GSA Annual Meeting, November 5-8, 2001

Paper No. 0
Presentation Time: 2:15 PM

INTEGRATION OF SEQUENCE AND EVENT STRATIGRAPHIC FRAMEWORKS OF MIDDLE SILURIAN CARBONATE PLATFORM DEPOSITS FROM GOTLAND (SWEDEN) AND THE CENTRAL UNITED STATES


CALNER, Mikael1, KLUESSENDORF, Joanne2 and MIKULIC, Donald1, (1)Illinois State Geol Survey, 615 E. Peabody Dr, Champaign, IL 61820, (2)Weis Earth Sci Museum, University of Wisconsin-Fox Valley, 1478 Midway Rd, Menasha, WI 54952, mikulic@isgs.uiuc.edu

The Late Wenlock Mulde Event caused major extinctions among biostratigraphically important taxa (e.g., graptolites, conodonts and chitinozoans). From an environmental point of view, associated perturbations in the global carbon cycle make this drop in bioproduction potentially the most important Silurian event. Coeval environmental changes are now evident also from the neritic carbonate system, both from the Baltic and Illinois Basins. In the Baltic Basin of southeast Scandinavia and the East Baltic, this includes a change from prolific reefal facies fringed by well-oxygenated sea-floors to deposition of dark mudstones, followed by regression, regional siliciclastic influx, karstification and complete reef termination. Reef recovery was delayed during the subsequent platform innovation when, instead, non-skeletal carbonate deposition prevailed. Integration of high-resolution sequence- and event stratigraphic frameworks shows that platform termination may have preceded eustatic regression and that extinctions took place independently of sea-level position.

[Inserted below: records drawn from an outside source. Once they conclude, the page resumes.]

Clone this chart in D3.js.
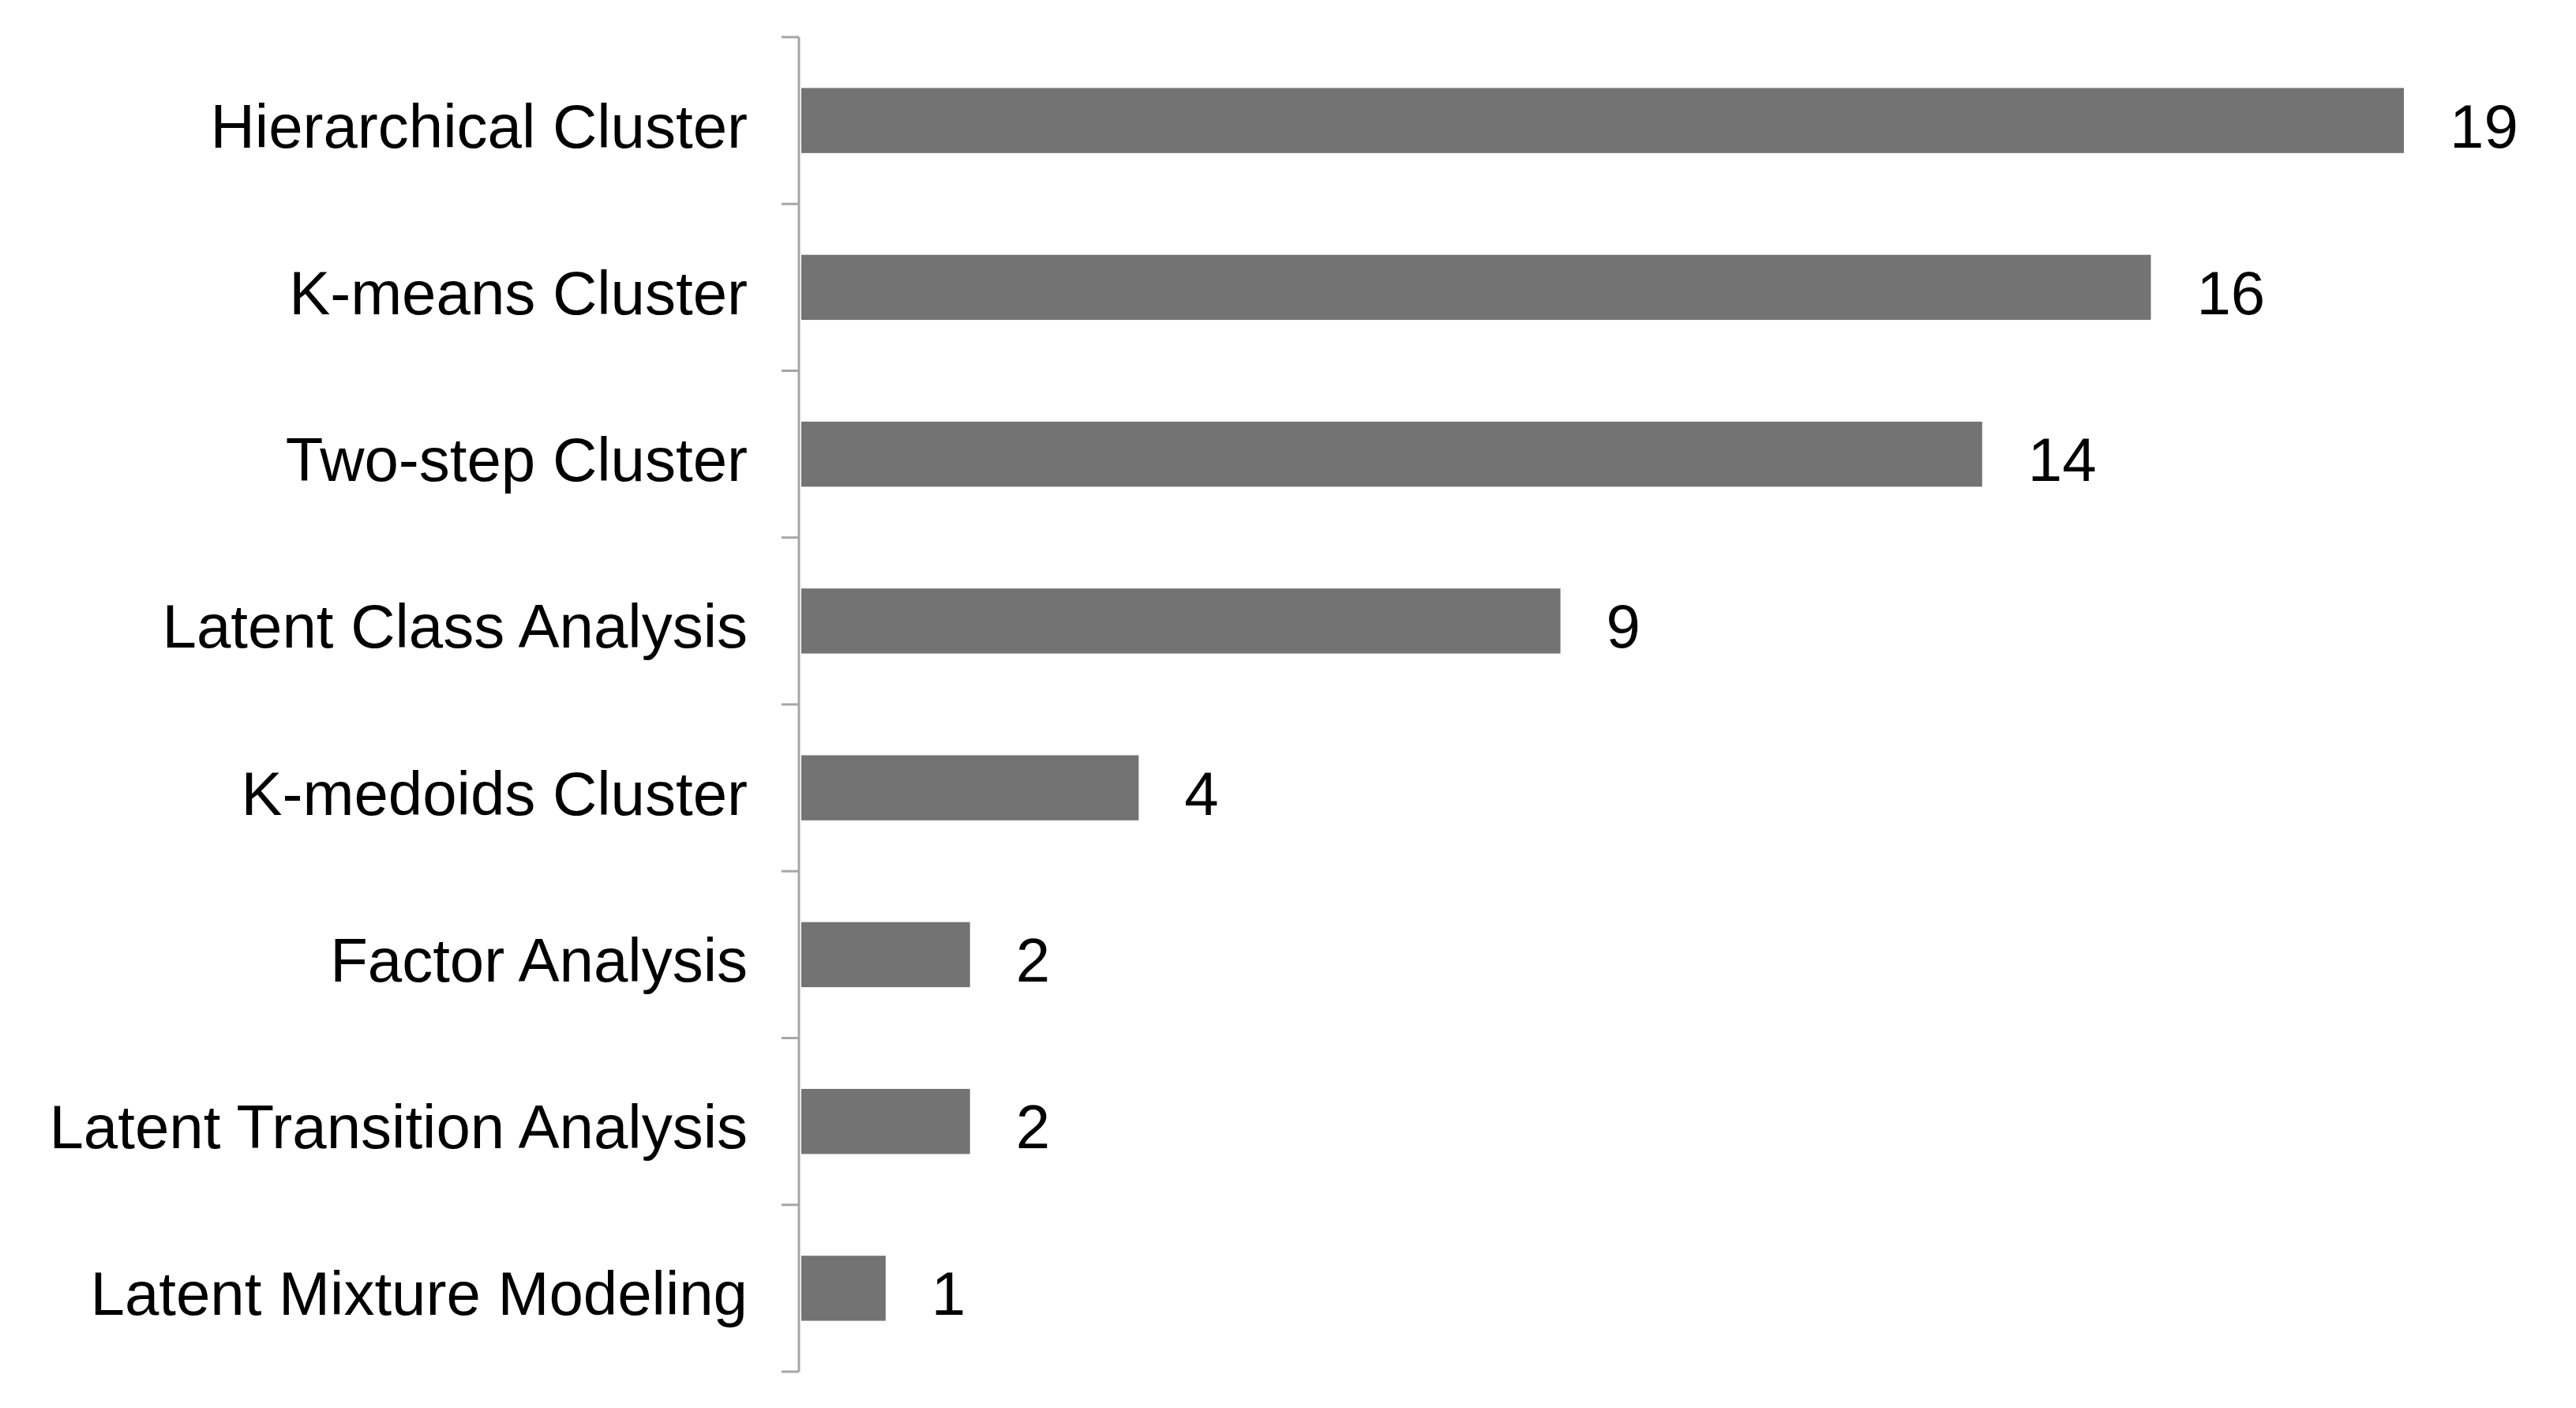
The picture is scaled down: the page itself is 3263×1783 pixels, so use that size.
<!DOCTYPE html>
<html><head><meta charset="utf-8">
<script src="https://cdn.jsdelivr.net/npm/d3@7"></script>
<style>html,body{margin:0;padding:0;background:#fff;}</style>
</head><body>
<script>
const categories = ["Hierarchical Cluster","K-means Cluster","Two-step Cluster","Latent Class Analysis","K-medoids Cluster","Factor Analysis","Latent Transition Analysis","Latent Mixture Modeling"];
const values = [19,16,14,9,4,2,2,1];

const W = 3263, H = 1783;
const axisX = 1012, plotTop = 47, plotBottom = 1737;
const svg = d3.select("body").append("svg").attr("width", W).attr("height", H);

const y = d3.scaleBand().domain(categories).range([plotTop, plotBottom]).padding(0);
const x = d3.scaleLinear().domain([0, 19]).range([axisX + 3, 3045]);
const barH = y.bandwidth() * 0.39;
const font = "Liberation Sans, Arial, sans-serif";
const axisColor = "#a6a6a6";

// bars
svg.selectAll("rect.bar").data(values).enter().append("rect")
  .attr("x", x(0))
  .attr("y", (d,i) => y(categories[i]) + (y.bandwidth() - barH) / 2)
  .attr("width", d => x(d) - x(0))
  .attr("height", barH)
  .attr("fill", "#737373");

// axis line
svg.append("line").attr("x1", axisX).attr("x2", axisX).attr("y1", plotTop).attr("y2", plotBottom)
  .attr("stroke", axisColor).attr("stroke-width", 3);
// boundary ticks
const bounds = categories.map(c => y(c)).concat([plotBottom]);
svg.selectAll("line.tick").data(bounds).enter().append("line")
  .attr("x1", axisX - 22).attr("x2", axisX).attr("y1", d => d).attr("y2", d => d)
  .attr("stroke", axisColor).attr("stroke-width", 3);

// category labels
svg.selectAll("text.cat").data(categories).enter().append("text")
  .attr("x", 947)
  .attr("y", d => y(d) + y.bandwidth() / 2 + 34)
  .attr("text-anchor", "end")
  .attr("font-family", font).attr("font-size", 78).attr("fill", "#000")
  .text(d => d);

// value labels
svg.selectAll("text.val").data(values).enter().append("text")
  .attr("x", d => x(d) + 58)
  .attr("y", (d,i) => y(categories[i]) + y.bandwidth() / 2 + 34)
  .attr("font-family", font).attr("font-size", 78).attr("fill", "#000")
  .text(d => d);
</script>
</body></html>
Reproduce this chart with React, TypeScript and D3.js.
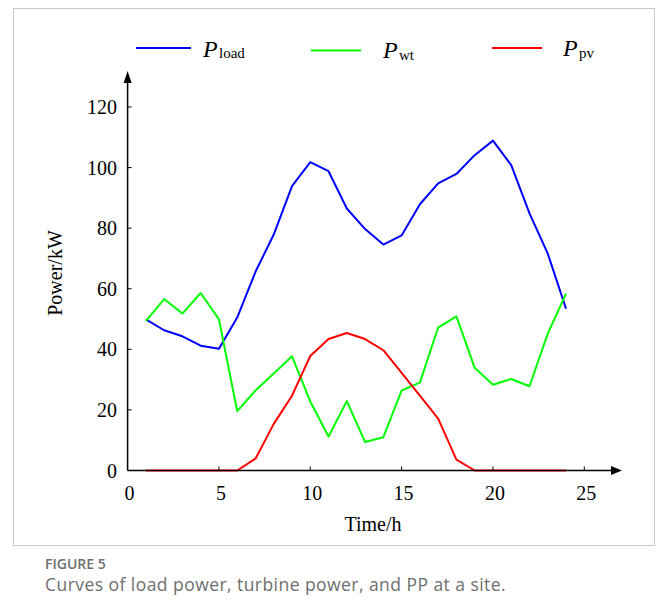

Similar events may have taken place in the central U.S. during the same time interval, although biostratigraphic control is less precise. A significant disruption in carbonate shelf deposition has been observed within the upper Laurel Limestone in Indiana, followed by an abrupt change in sedimentation marked by siliciclastic deposition of the Waldron Shale. These features coincide with a major change in the composition of some macrofossil groups, such as trilobites. Reef development appears to have been terminated locally in areas where the Waldron Shale was deposited, but reefs returned when siliciclastic deposition ceased. In Illinois, a similar break in deposition between the Sugar Run Dolomite and the Racine Dolomite, which can be dated more precisely by graptolites and conodonts as occurring near the Shienwoodian/Homerian boundary. These occurrences suggest a widespread disruption in shelf carbonate deposition around the Illinois Basin during the late Wenlock, coinciding with the Mulde Event.